» **Exercise**
Leaving out all pictures, reproduce the entries below exactly, from the first line through the line that contains "from matplotlib.patches import".

Records with drawing code

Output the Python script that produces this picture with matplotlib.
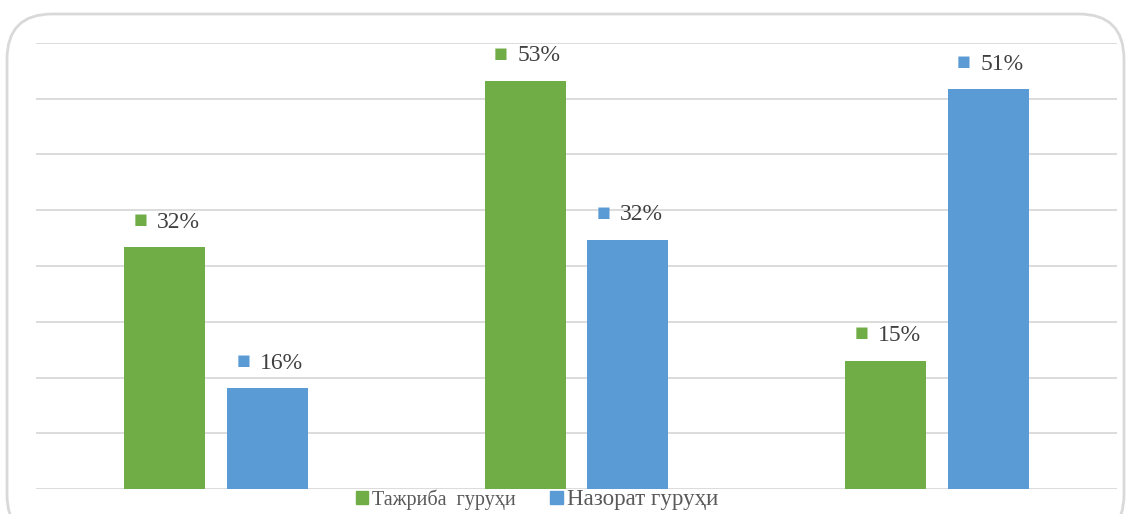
import matplotlib.pyplot as plt
import numpy as np
from matplotlib.patches import FancyBboxPatch, Patch

groups = ['1', '2', '3']
series = ['Тажриба  гуруҳи', 'Назорат гуруҳи']
green_vals = [43.4, 73.2, 23.0]
blue_vals = [18.1, 44.7, 71.7]
green_lbl = ['32%', '53%', '15%']
blue_lbl = ['16%', '32%', '51%']
colors = ['#70AD47', '#5B9BD5']

plt.rcParams['font.family'] = ['Liberation Serif', 'DejaVu Serif']

fig = plt.figure(figsize=(11.32, 5.14), dpi=100)
# rounded frame around chart
fig.patches.append(FancyBboxPatch((7/1132, -0.05), 1117/1132, (514-14)/514 + 0.05,
                                  boxstyle='round,pad=0,rounding_size=0.04',
                                  transform=fig.transFigure, fill=False,
                                  ec='#d9d9d9', lw=2, mutation_aspect=2.2))
ax = fig.add_axes([36/1132, 25/514, (1117-36)/1132, (489-43)/514])

x = np.arange(len(groups))
w = 0.225
off = 0.1425
for vals, lbls, c, sgn in [(green_vals, green_lbl, colors[0], -1), (blue_vals, blue_lbl, colors[1], 1)]:
    ax.bar(x + sgn*off, vals, w, color=c, zorder=3)
    for xi, v, l in zip(x + sgn*off, vals, lbls):
        ax.annotate('■', (xi, v), xytext=(-17.5, 20), textcoords='offset points', ha='center',
                    va='center', color=c, fontsize=10.5, family='DejaVu Sans')
        ax.annotate(l, (xi, v), xytext=(10, 18), textcoords='offset points', ha='center',
                    va='center', color='#404040', fontsize=17)

ax.set_ylim(0, 80)
ax.set_xlim(-0.5, 2.5)
ax.set_yticks(np.arange(0, 81, 10))
ax.grid(axis='y', color='#d9d9d9', lw=1.3, zorder=0)
ax.tick_params(left=False, bottom=False, labelleft=False, labelbottom=False)
for s in ax.spines.values():
    s.set_visible(False)

handles = [Patch(color=c) for c in colors]
leg = fig.legend(handles, series, loc='center', bbox_to_anchor=(537/1132, 1 - 499/514), ncol=2,
                 frameon=False, fontsize=14.5, labelcolor='#595959', handlelength=0.62,
                 handleheight=0.62, handletextpad=0.2, columnspacing=1.7)
leg.get_texts()[1].set_fontsize(16.5)

plt.savefig('out.png', dpi=100)
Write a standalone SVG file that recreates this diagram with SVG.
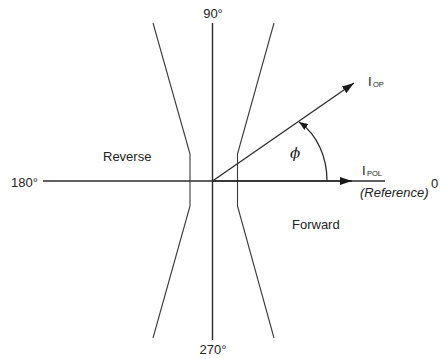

» **The answer**
Output the Python script that produces this picture with matplotlib.
import matplotlib.pyplot as plt
import numpy as np
from matplotlib.patches import FancyBboxPatch, Patch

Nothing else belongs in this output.